Recent financial market volatility didn't do much to boost retail trader deposits in the US, which declined for the second consecutive month. According to the latest August data, the result was the worst since the beginning of the year, dropping 5% from 2024 highs.
FX Deposits in US Shrink by Another $15 Million
According to the latest data from the Commodity Futures Trading Commission (CFTC) for August 2024, the total value of FX deposits in the US amounted to $530.1 million, falling 2.8% from $545.5 million reported a month earlier. In nominal terms, the decline was over $15 million, the strongest in 2024.
After reaching local highs in June, the value of FX deposits in the US has been shrinking for two consecutive months and is currently at its lowest since January 2024, when it was just under $530 million.
The data doesn't align with the Cboe report from the same month, which showed forex market activity remaining high, with volumes rising to $1.1 trillion.
Only Charles Schwab and Interactive Brokers Reported Growth
Looking at the distribution of volume declines among individual trading companies, only Charles Schwab and Interactive Brokers reported positive changes. Charles Schwab saw a 2.2% increase, while Interactive Brokers experienced a significant 12.5% growth, equivalent to $3.7 million.
On the other hand, IG US recorded the strongest depreciation at nearly 15%, dropping by $9 million to $33.7 million.
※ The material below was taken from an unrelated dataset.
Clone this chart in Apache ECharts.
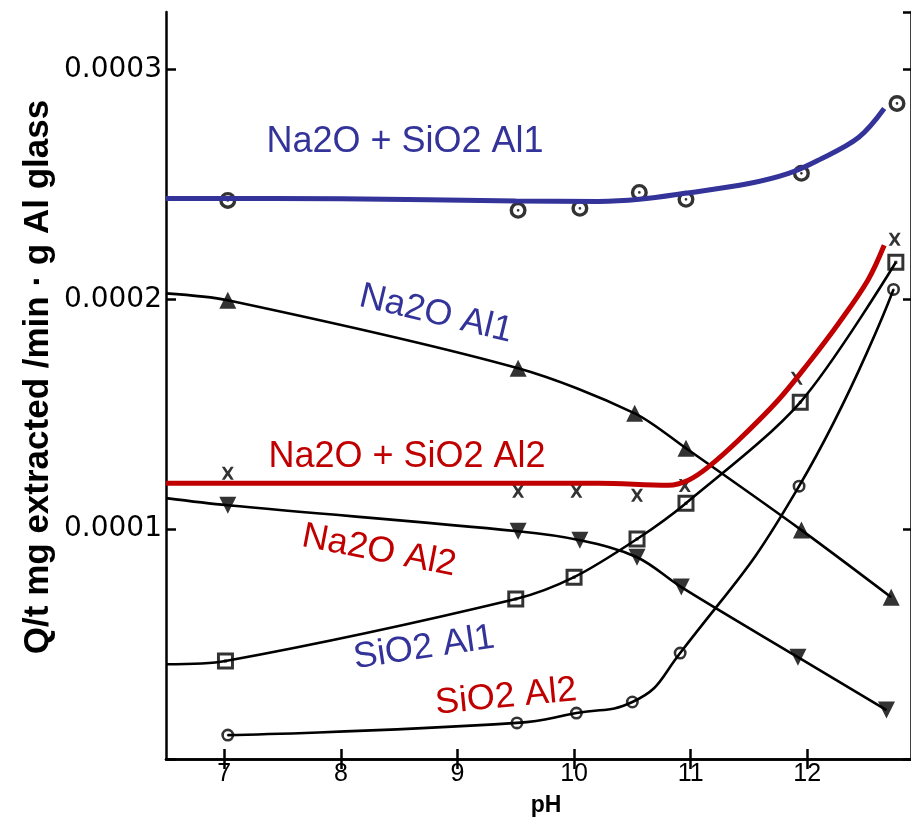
<!DOCTYPE html>
<html><head><meta charset="utf-8">
<script src="https://cdn.jsdelivr.net/npm/echarts@6/dist/echarts.min.js"></script>
<style>html,body{margin:0;padding:0;background:#fff}#c{width:911px;height:820px}</style>
</head><body><div id="c"></div>
<script>
// ---- axis ticks ----
const xTicks = [7, 8, 9, 10, 11, 12];
const yTicks = [0.0001, 0.0002, 0.0003];

// ---- Na2O + SiO2, Al1 glass (open circles) ----
const naSiAl1_pH  = [7.03, 9.52, 10.05, 10.56, 10.96, 11.95, 12.77];
const naSiAl1_val = [2.430e-4, 2.387e-4, 2.396e-4, 2.465e-4, 2.435e-4, 2.548e-4, 2.852e-4];
// blue highlighted curve
const naSiAl1_curve_pH  = [6.5, 8.0, 9.5, 10.21, 10.56, 10.95, 11.50, 11.84, 12.09, 12.44, 12.66];
const naSiAl1_curve_val = [2.439e-4, 2.437e-4, 2.428e-4, 2.426e-4, 2.435e-4, 2.461e-4, 2.504e-4, 2.548e-4, 2.604e-4, 2.704e-4, 2.830e-4];

// ---- Na2O, Al1 glass (triangles) ----
const naAl1_pH  = [7.03, 9.52, 10.52, 10.96, 11.95, 12.72];
const naAl1_val = [1.996e-4, 1.700e-4, 1.504e-4, 1.352e-4, 0.996e-4, 0.704e-4];
const naAl1_start = [6.5, 2.026e-4];

// ---- Na2O + SiO2, Al2 glass (crosses) ----
const naSiAl2_pH  = [7.03, 9.52, 10.02, 10.54, 10.95, 11.91, 12.75];
const naSiAl2_val = [1.243e-4, 1.165e-4, 1.165e-4, 1.148e-4, 1.190e-4, 1.657e-4, 2.261e-4];
// red highlighted curve
const naSiAl2_curve_pH  = [6.5, 8.5, 10.21, 10.81, 10.98, 11.15, 11.41, 11.75, 12.01, 12.27, 12.52, 12.66];
const naSiAl2_curve_val = [1.200e-4, 1.200e-4, 1.200e-4, 1.191e-4, 1.213e-4, 1.270e-4, 1.387e-4, 1.561e-4, 1.722e-4, 1.896e-4, 2.083e-4, 2.235e-4];

// ---- Na2O, Al2 glass (inverted triangles) ----
const naAl2_pH  = [7.03, 9.52, 10.05, 10.54, 10.92, 11.92, 12.68];
const naAl2_val = [1.104e-4, 0.991e-4, 0.952e-4, 0.878e-4, 0.748e-4, 0.443e-4, 0.213e-4];
const naAl2_start = [6.5, 1.135e-4];

// ---- SiO2, Al1 glass (squares) ----
const siAl1_pH  = [7.01, 9.50, 10.00, 10.54, 10.96, 11.94, 12.76];
const siAl1_val = [0.426e-4, 0.696e-4, 0.791e-4, 0.957e-4, 1.113e-4, 1.552e-4, 2.161e-4];
const siAl1_start = [6.5, 0.412e-4];

// ---- SiO2, Al2 glass (small circles) ----
const siAl2_pH  = [7.03, 9.51, 10.02, 10.50, 10.91, 11.93, 12.74];
const siAl2_val = [0.104e-4, 0.157e-4, 0.200e-4, 0.248e-4, 0.461e-4, 1.187e-4, 2.043e-4];

const BLUE = '#333399', RED = '#c00000';

const SYM_RING = 'path://M0,-10A10,10 0 1,1 0,10A10,10 0 1,1 0,-10Z M0,-6A6,6 0 1,0 0,6A6,6 0 1,0 0,-6Z M0,-1.6A1.6,1.6 0 1,1 0,1.6A1.6,1.6 0 1,1 0,-1.6Z';
const SYM_SQ = 'path://M-10,-10H10V10H-10Z M-6.5,-6.5V6.5H6.5V-6.5Z M-1.8,-1.8H1.8V1.8H-1.8Z';
const SYM_DOWN = 'path://M-10,-8H10L0,10Z';
const SYM_X = 'path://M-8,-9L-4,-9L0,-3L4,-9L8,-9L2.5,0L8,9L4,9L0,3L-4,9L-8,9L-2.5,0Z';

function pts(xs, ys) { return xs.map((x, i) => [x, ys[i]]); }

function blackLine(data, smooth) {
  return { type: 'line', data: data, smooth: smooth, symbol: 'none', silent: true,
           lineStyle: { color: '#000', width: 2.6 }, z: 2 };
}
function markers(data, symbol, size) {
  return { type: 'scatter', data: data, symbol: symbol, symbolSize: size, silent: true,
           itemStyle: { color: '#000' }, z: 3 };
}
function colorLine(data, color) {
  return { type: 'line', data: data, smooth: 0.35, symbol: 'none', silent: true,
           lineStyle: { color: color, width: 5 }, z: 4 };
}

const chart = echarts.init(document.getElementById('c'), null, { renderer: 'canvas' });

const axisLineStyle = { color: '#000', width: 2.5 };
const labelFont = '"Liberation Sans", Arial, sans-serif';

const option = {
  animation: false,
  backgroundColor: '#fff',
  grid: { left: 166, right: -3, top: 12, bottom: 61 },
  xAxis: [
    { type: 'value', min: 6.5, max: 12.89, position: 'bottom',
      axisLine: { lineStyle: axisLineStyle },
      axisTick: { inside: true, length: 10, customValues: xTicks, lineStyle: { color: '#000', width: 2.5 } },
      axisLabel: { customValues: xTicks, color: '#000', fontSize: 25, fontFamily: labelFont, margin: 3 },
      splitLine: { show: false } },
    { type: 'value', min: 6.5, max: 12.89, position: 'top',
      axisLine: { lineStyle: axisLineStyle },
      axisTick: { inside: true, length: 10, customValues: xTicks, lineStyle: { color: '#000', width: 2.5 } },
      axisLabel: { show: false },
      splitLine: { show: false } }
  ],
  yAxis: [
    { type: 'value', min: 0, max: 0.000325, interval: 0.0001, position: 'left',
      axisLine: { lineStyle: axisLineStyle },
      axisTick: { inside: true, length: 10, lineStyle: { color: '#000', width: 2.5 } },
      axisLabel: { color: '#000', fontSize: 28, fontFamily: '"DejaVu Sans", sans-serif', margin: 4,
        showMaxLabel: false,
        formatter: function (v) {
          for (const t of yTicks) { if (Math.abs(v - t) < 1e-9) return t.toFixed(4); }
          return '';
        } },
      splitLine: { show: false } },
    { type: 'value', min: 0, max: 0.000325, interval: 0.0001, position: 'right',
      axisLine: { lineStyle: axisLineStyle },
      axisTick: { inside: true, length: 8, lineStyle: { color: '#000', width: 2.5 } },
      axisLabel: { show: false },
      splitLine: { show: false } }
  ],
  graphic: [
    { type: 'text', x: 38, y: 377, rotation: Math.PI / 2, z: 10,
      style: { text: 'Q/t mg extracted /min \u00b7 g Al glass', fill: '#000', align: 'center', verticalAlign: 'middle',
               font: 'bold 35px "Liberation Sans", Arial, sans-serif' } },
    { type: 'text', x: 546, y: 806, z: 10,
      style: { text: 'pH', fill: '#000', align: 'center', verticalAlign: 'middle',
               font: 'bold 23px "Liberation Sans", Arial, sans-serif' } },
    { type: 'text', x: 405, y: 142, z: 10,
      style: { text: 'Na2O + SiO2 Al1', fill: BLUE, align: 'center', verticalAlign: 'middle', font: '36px "Liberation Sans", Arial, sans-serif' } },
    { type: 'text', x: 436, y: 314, rotation: -13.5 * Math.PI / 180, z: 10,
      style: { text: 'Na2O Al1', fill: BLUE, align: 'center', verticalAlign: 'middle', font: '36px "Liberation Sans", Arial, sans-serif' } },
    { type: 'text', x: 407, y: 457, z: 10,
      style: { text: 'Na2O + SiO2 Al2', fill: RED, align: 'center', verticalAlign: 'middle', font: '36px "Liberation Sans", Arial, sans-serif' } },
    { type: 'text', x: 379, y: 551, rotation: -11 * Math.PI / 180, z: 10,
      style: { text: 'Na2O Al2', fill: RED, align: 'center', verticalAlign: 'middle', font: '36px "Liberation Sans", Arial, sans-serif' } },
    { type: 'text', x: 424, y: 648, rotation: 8.4 * Math.PI / 180, z: 10,
      style: { text: 'SiO2 Al1', fill: BLUE, align: 'center', verticalAlign: 'middle', font: '36px "Liberation Sans", Arial, sans-serif' } },
    { type: 'text', x: 506, y: 697, rotation: 5.5 * Math.PI / 180, z: 10,
      style: { text: 'SiO2 Al2', fill: RED, align: 'center', verticalAlign: 'middle', font: '36px "Liberation Sans", Arial, sans-serif' } }
  ],
  series: [
    // black fitted curves
    blackLine([naAl1_start].concat(pts(naAl1_pH, naAl1_val)), 0.3),
    blackLine([naAl2_start].concat(pts(naAl2_pH, naAl2_val)), 0.35),
    blackLine([siAl1_start].concat(pts(siAl1_pH, siAl1_val)), 0.3),
    blackLine(pts(siAl2_pH, siAl2_val), 0.5),
    // markers
    markers(pts(naSiAl1_pH, naSiAl1_val), SYM_RING, 17),
    markers(pts(naAl1_pH, naAl1_val), 'triangle', 17),
    markers(pts(naSiAl2_pH, naSiAl2_val), SYM_X, [12, 13]),
    markers(pts(naAl2_pH, naAl2_val), SYM_DOWN, 17),
    markers(pts(siAl1_pH, siAl1_val), SYM_SQ, 17),
    markers(pts(siAl2_pH, siAl2_val), SYM_RING, 13),
    // highlighted coloured curves
    colorLine(pts(naSiAl1_curve_pH, naSiAl1_curve_val), BLUE),
    colorLine(pts(naSiAl2_curve_pH, naSiAl2_curve_val), RED)
  ]
};
chart.setOption(option);
</script></body></html>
OANDA also noted a substantial nominal loss of almost $8.3 million. However, in percentage terms, it was significantly smaller than IG US, at 4.5%.
Financial Reporting Requirements for US Forex Brokers
The CFTC plays a crucial role in ensuring the financial health and transparency of Forex brokers operating in the United States. Retail Foreign Exchange Dealers (RFEDs) and Futures Commission Merchants (FCMs) must submit detailed monthly financial statements to the regulatory body.
These reports are required to include essential financial metrics such as:
- Adjusted net capital
- Client assets
- Retail forex obligations
Retail forex obligations represent the total assets held by FCMs or RFEDs on behalf of their clients, accounting for any realized profits or losses. This requirement applies to all 62 registered RFEDs and FCMs in the United States, including well-known entities like Charles Schwab, Gain Capital, IG, Interactive Brokers, OANDA, and Trading.com. These firms must publicly disclose their financial commitments, promoting industry-wide transparency.
Recent observations suggest that FCMs are heavily investing in cutting-edge front-end technologies. This strategic move aims to improve operational efficiency and strengthen its competitive position in the dynamic derivatives market.